Description
Step up your breakfast game with this tart, filling dutch baby pancake complete with sweet vanilla mascarpone and fresh summer berries.
Ingredients
Scale
Vanilla Mascarpone
- ¼ cup heavy cream
- ¼ cup mascarpone cheese
- 1 tsp vanilla extract
- 2½ tbsp sugar
Dutch Baby:
- 3 eggs
- 2/3 cup nonfat milk
- ½ tsp vanilla extract
- 1 tbsp lemon juice
- ¼ cup + 1 tbsp sugar
- 2/3 cup flour
- pinch cinnamon
- pinch salt
- 2 tbsp butter
- 1 cup berries
- optional: powdered sugar and for dusting
Instructions
- First, make the vanilla mascarpone by combining the heavy cream, mascarpone, vanilla extract, and sugar in a stand mixer.
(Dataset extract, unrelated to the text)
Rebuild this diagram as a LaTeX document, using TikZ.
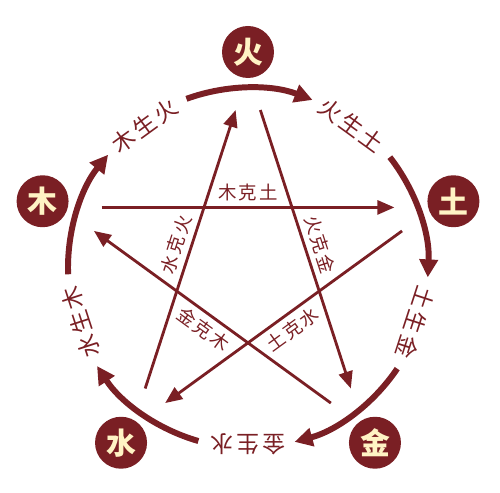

Set aside.
- Preheat oven to 450.
- Put the skillet in the oven and let heat up while you mix together the dutch babies.
- In a medium-size bowl, mix together the eggs, milk, vanilla, lemon juice, and sugar. Stir in the flour, cinnamon, and salt.
- Remove the skillet from the oven and melt the 2 tbsp of butter evenly. Add in the batter and bake for around 20 minutes or until golden-brown. If the top begins to burn, place foil over the top for the remainder of the baking time.
- Serve topped with the vanilla mascarpone whipped cream, berries, and lemon slices to garnish.